Il lavoro, perché è il fondamento della Repubblica ed è stato in questi ultimi decenni privato di dignità e di valore come mai dal dopoguerra.
La socialità, perché il nostro Paese soffre da tempo di una straordinaria solitudine sociale, traumaticamente aggravata dalla pandemia e dai necessari provvedimenti di contenimento.
Il grande mondo del volontariato, dell’associazionismo, della cultura, del lavoro, delle giovani generazioni, della cosiddetta società civile, rappresenta una formidabile controtendenza di aggregazione, di solidarietà, di umanità. Ci sono straordinarie potenzialità di impegno e di pensiero, a cominciare da ciò che sta avvenendo nel mondo cattolico con le encicliche “Laudato Si’” e “Fratelli Tutti” e col recente convegno di Assisi “L’economia di Francesco”.
Negli stessi partiti democratici e progressisti, sebbene privi di quella “connessione sentimentale” che in passato aveva garantito le funzioni di rappresentanza di interessi sociali, ci sono spunti di piena consapevolezza della grave situazione del Paese.
Salvare l’Italia vuol dire cambiare l’Italia: o ci si libera del mantra dei modelli economici, sociali e valoriali del vicino passato, o siamo condannati a ripetere gli stessi errori, primi fra i molti, la demonizzazione del ruolo dello Stato e l’assolutizzazione del ruolo del mercato.
Con questo spirito e con queste parole abbiamo promosso il 4 dicembre un incontro iniziale fra alcune forze a cui proporre l’idea della costruzione di un’alleanza, di una rete che si muova su queste coordinate. E c’erano, in tanti ed autorevoli; segnalo la Cgil nella persona di Maurizio Landini, Cisl e Uil, Libera, Legambiente, Mattia Santori del movimento delle Sardine, il presidente delle Acli Roberto Rossini, Vincenzo Vita come Ars e Articolo 21, l’Unione degli Studenti Universitari, Libertà e Giustizia, il Comitato per la Difesa della Democrazia e della Costituzione, autorevolissimi rappresentanti del Pd, dei 5 Stelle, Arturo Scotto di Articolo 1, Acerbo del Prc, la presidente dell’Istituto Cervi, diverse associazioni partigiane. Abbiamo trovato ascolto e condivisione con una forte spinta ad estendere, fare rete, andare sul territorio, ricreare una relazione – si è detto – con “la nostra gente”, assieme ad una ricchissima articolazione di analisi e di riflessione.

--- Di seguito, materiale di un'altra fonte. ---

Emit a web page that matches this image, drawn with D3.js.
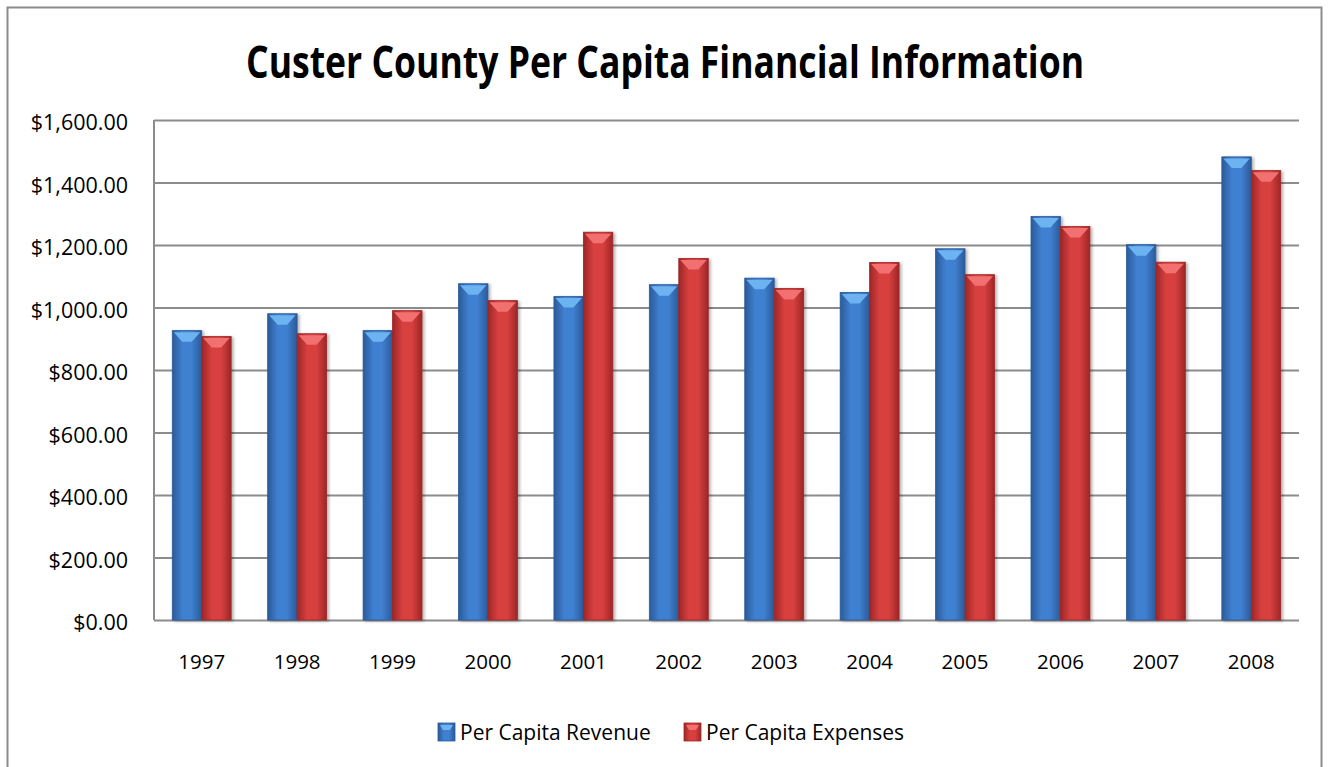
<!DOCTYPE html>
<html>
<head>
<meta charset="utf-8">
<script src="https://cdn.jsdelivr.net/npm/d3@7/dist/d3.min.js"></script>
<style>
    body { margin: 0; background: #fff; }
    svg { display: block; }
    text { font-family: "Open Sans", "DejaVu Sans", sans-serif; fill: #000; }
</style>
</head>
<body>
<svg width="1330" height="767"></svg>
<script>
    // chart data
    var years = ["1997", "1998", "1999", "2000", "2001", "2002", "2003", "2004", "2005", "2006", "2007", "2008"];
    var revenue = [926, 980, 926, 1076, 1035, 1073, 1094, 1048, 1188, 1291, 1201, 1482];
    var expenses = [907, 916, 990, 1022, 1241, 1157, 1061, 1144, 1105, 1259, 1145, 1438];
    var seriesNames = ["Per Capita Revenue", "Per Capita Expenses"];
    var yTicks = [0, 200, 400, 600, 800, 1000, 1200, 1400, 1600];
    var titleText = "Custer County Per Capita Financial Information";

    var svg = d3.select("svg"),
        margin = {top: 120, left: 154, right: 31, bottom: 147},
        width = +svg.attr("width") - margin.left - margin.right,
        height = +svg.attr("height") - margin.top - margin.bottom;

    var colors = {
        "Per Capita Revenue": {dark: "#2b5a99", mid: "#3f80d0", light: "#6db3f2"},
        "Per Capita Expenses": {dark: "#9e2626", mid: "#d84040", light: "#f27070"}
    };

    var defs = svg.append("defs");
    seriesNames.forEach(function(s, i) {
        var c = colors[s];
        var gr = defs.append("linearGradient").attr("id", "grad" + i)
            .attr("x1", "0%").attr("x2", "100%").attr("y1", "0%").attr("y2", "0%");
        gr.append("stop").attr("offset", "0%").attr("stop-color", c.dark);
        gr.append("stop").attr("offset", "35%").attr("stop-color", c.mid);
        gr.append("stop").attr("offset", "65%").attr("stop-color", c.mid);
        gr.append("stop").attr("offset", "100%").attr("stop-color", c.dark);
    });
    var f = defs.append("filter").attr("id", "shadow").attr("x", "-20%").attr("y", "-5%").attr("width", "150%").attr("height", "115%");
    f.append("feDropShadow").attr("dx", 2).attr("dy", 1).attr("stdDeviation", 1.5).attr("flood-color", "#000").attr("flood-opacity", 0.3);

    // outer frame
    svg.append("rect")
        .attr("x", 7.5).attr("y", 7.5).attr("width", 1314).attr("height", 800)
        .attr("fill", "none").attr("stroke", "#8c8c8c").attr("stroke-width", 2);

    svg.append("text")
        .attr("x", 665).attr("y", 78)
        .attr("text-anchor", "middle")
        .attr("font-size", 44).attr("font-weight", "bold")
        .attr("textLength", 838).attr("lengthAdjust", "spacingAndGlyphs")
        .text(titleText);

    var g = svg.append("g").attr("transform", "translate(" + margin.left + "," + margin.top + ")");

    var x0 = d3.scaleBand().domain(years).range([0, width]).paddingInner(0).paddingOuter(0);
    var x1 = d3.scaleBand().domain(seriesNames).range([0, x0.bandwidth()]).paddingInner(0).paddingOuter(0.62);
    var y = d3.scaleLinear().domain([0, 1600]).range([height, 0]);

    // gridlines
    g.append("g")
        .call(d3.axisLeft(y).tickValues(yTicks).tickSize(-width).tickFormat(""))
        .call(function(a) { a.select(".domain").remove(); })
        .selectAll("line").attr("stroke", "#8c8c8c").attr("stroke-width", 2);

    // left axis line
    g.append("line").attr("x1", 0).attr("x2", 0).attr("y1", 0).attr("y2", height)
        .attr("stroke", "#8c8c8c").attr("stroke-width", 2);

    // y labels
    var ya = g.append("g")
        .call(d3.axisLeft(y).tickValues(yTicks).tickSize(0).tickPadding(26)
            .tickFormat(function(d) { return "$" + d3.format(",.2f")(d); }));
    ya.select(".domain").remove();
    ya.selectAll("text").attr("font-size", 21.5).attr("font-family", "Open Sans").attr("fill", "#000").attr("dy", "0.45em");

    // x labels
    var xa = g.append("g").attr("transform", "translate(0," + height + ")")
        .call(d3.axisBottom(x0).tickSize(0).tickPadding(34));
    xa.select(".domain").remove();
    xa.selectAll("text").attr("font-size", 20.5).attr("font-family", "Open Sans").attr("fill", "#000");

    var rows = years.map(function(yr, i) {
        return {year: yr, values: [
            {key: seriesNames[0], idx: 0, value: revenue[i]},
            {key: seriesNames[1], idx: 1, value: expenses[i]}
        ]};
    });

    var groups = g.selectAll(".grp").data(rows).enter().append("g")
        .attr("transform", function(d) { return "translate(" + x0(d.year) + ",0)"; });

    var bars = groups.selectAll(".bar").data(function(d) { return d.values; }).enter().append("g")
        .attr("filter", "url(#shadow)");

    bars.append("rect")
        .attr("x", function(d) { return x1(d.key); })
        .attr("y", function(d) { return y(d.value); })
        .attr("width", x1.bandwidth())
        .attr("height", function(d) { return height - y(d.value); })
        .attr("fill", function(d) { return "url(#grad" + d.idx + ")"; })
        .attr("stroke", function(d) { return colors[d.key].dark; })
        .attr("stroke-width", 0.8);

    // top bevel
    bars.append("path")
        .attr("d", function(d) {
            var bx = x1(d.key), by = y(d.value), w = x1.bandwidth();
            return "M" + (bx + 1.5) + "," + (by + 1.5) +
                "L" + (bx + w - 1.5) + "," + (by + 1.5) +
                "L" + (bx + w * 0.66) + "," + (by + 11) +
                "L" + (bx + w * 0.34) + "," + (by + 11) + "Z";
        })
        .attr("fill", function(d) { return colors[d.key].light; });

    // legend
    var legendX = [438, 684];
    var lg = svg.append("g");
    seriesNames.forEach(function(s, i) {
        var item = lg.append("g").attr("transform", "translate(" + legendX[i] + ",723)");
        item.append("rect").attr("width", 17).attr("height", 18)
            .attr("fill", "url(#grad" + i + ")").attr("stroke", colors[s].dark).attr("stroke-width", 0.8);
        item.append("path").attr("d", "M2,2L15,2L12,7L5,7Z").attr("fill", colors[s].light);
        item.append("text").attr("x", 22).attr("y", 17).attr("font-size", 21).text(s);
    });
</script>
</body>
</html>
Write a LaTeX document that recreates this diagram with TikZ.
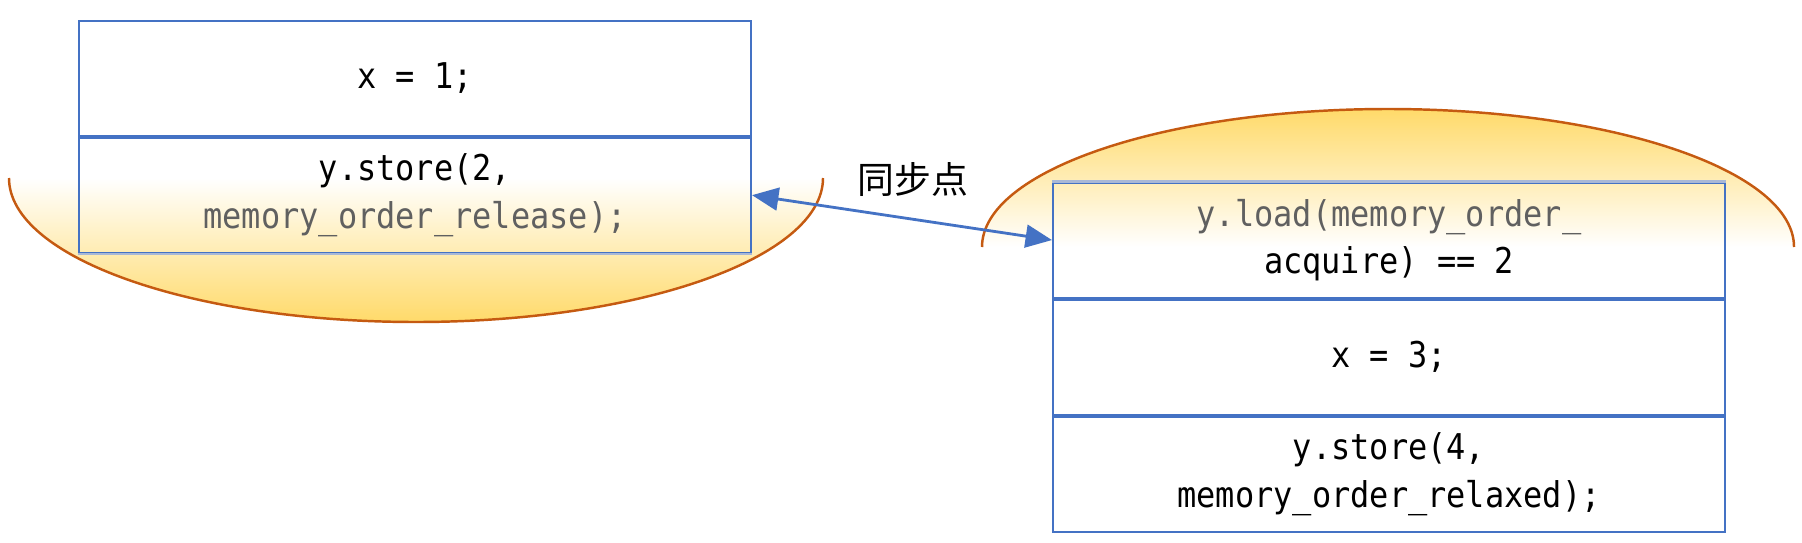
\documentclass[tikz,border=0pt]{standalone}
\usepackage{fontspec}
\setmonofont{DejaVu Sans Mono}[FakeStretch=0.9]
\newfontfamily\cjk{Noto Sans CJK SC}
\usetikzlibrary{positioning,arrows.meta}
\definecolor{boxblue}{HTML}{4472C4}
\definecolor{fadeblue}{HTML}{A9B8D6}
\definecolor{ringorange}{HTML}{C55A11}
\definecolor{glow}{HTML}{FFDA6A}
\definecolor{codegray}{HTML}{606060}
\begin{document}
\begin{tikzpicture}[
  cell/.style={draw=boxblue, line width=0.6pt, minimum width=6.72cm, minimum height=1.15cm,
    inner sep=0pt, align=center, font=\ttfamily\fontsize{10.1}{13.5}\selectfont},
  ring/.style={draw=ringorange, line width=0.7pt}
]
  \useasboundingbox (0,0) rectangle (18.02,5.42);

  % Shaded half ellipses (behind the boxes)
  \shade[top color=white, bottom color=glow] (0.09,3.64) arc[start angle=180, end angle=360, x radius=4.07, y radius=1.44] -- cycle;
  \shade[top color=glow, bottom color=white] (9.82,2.95) arc[start angle=180, end angle=0, x radius=4.06, y radius=1.38] -- cycle;
  \draw[ring] (0.09,3.64) arc[start angle=180, end angle=360, x radius=4.07, y radius=1.44];
  \draw[ring] (9.82,2.95) arc[start angle=180, end angle=0, x radius=4.06, y radius=1.38];

  % Left thread
  \node[cell, anchor=north] (lt) at (4.15,5.225) {x = 1;};
  \node[cell, below=0pt of lt] (lb) {y.store(2,\\\textcolor{codegray}{memory\_order\_release);}};
  \draw[fadeblue, line width=0.6pt] (lb.south west) -- (lb.south east);

  % Right thread
  \node[cell, anchor=north] (rt) at (13.89,3.605) {\textcolor{codegray}{y.load(memory\_order\_}\\acquire) == 2};
  \node[cell, below=0pt of rt] (rm) {x = 3;};
  \node[cell, below=0pt of rm] (rb) {y.store(4,\\memory\_order\_relaxed);};
  \draw[fadeblue, line width=0.6pt] (rt.north west) -- (rt.north east);

  % Synchronisation
  \draw[{Triangle[length=7.5pt,width=6.5pt]}-{Triangle[length=7.5pt,width=6.5pt]}, boxblue, line width=0.8pt] (lb.east) -- (rt.west);
  \node[font=\cjk\fontsize{10.5}{12}\selectfont] (sync) at (9.13,3.62) {同步点};

\end{tikzpicture}
\end{document}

Sì, c’erano anche i partiti, senza subalternità e senza repulsioni, perché rimangono le ovvie differenze e le necessarie diversità, ma ci si può misurare con un nuovo spirito repubblicano che riparta da un’idea condivisa di una società diversa, dove il dettato costituzionale venga finalmente e interamente realizzato.
Abbiamo posto la prima pietra. Ora sta a tutti, ma in particolare a noi, all’Anpi, operare perché quest’idea unitaria e propositiva si diffonda e si organizzi ovunque, nella concretezza della società di oggi. Un’idea partigiana, perché l’unità democratica e antifascista è il cemento che può aiutare a dar vita a questa rete che dobbiamo far abitare nel presente ma che guarda al futuro e che ha “i fondamentali” nel passato, in quello scrigno di valori custodito dentro l’esperienza storica chiamata Resistenza.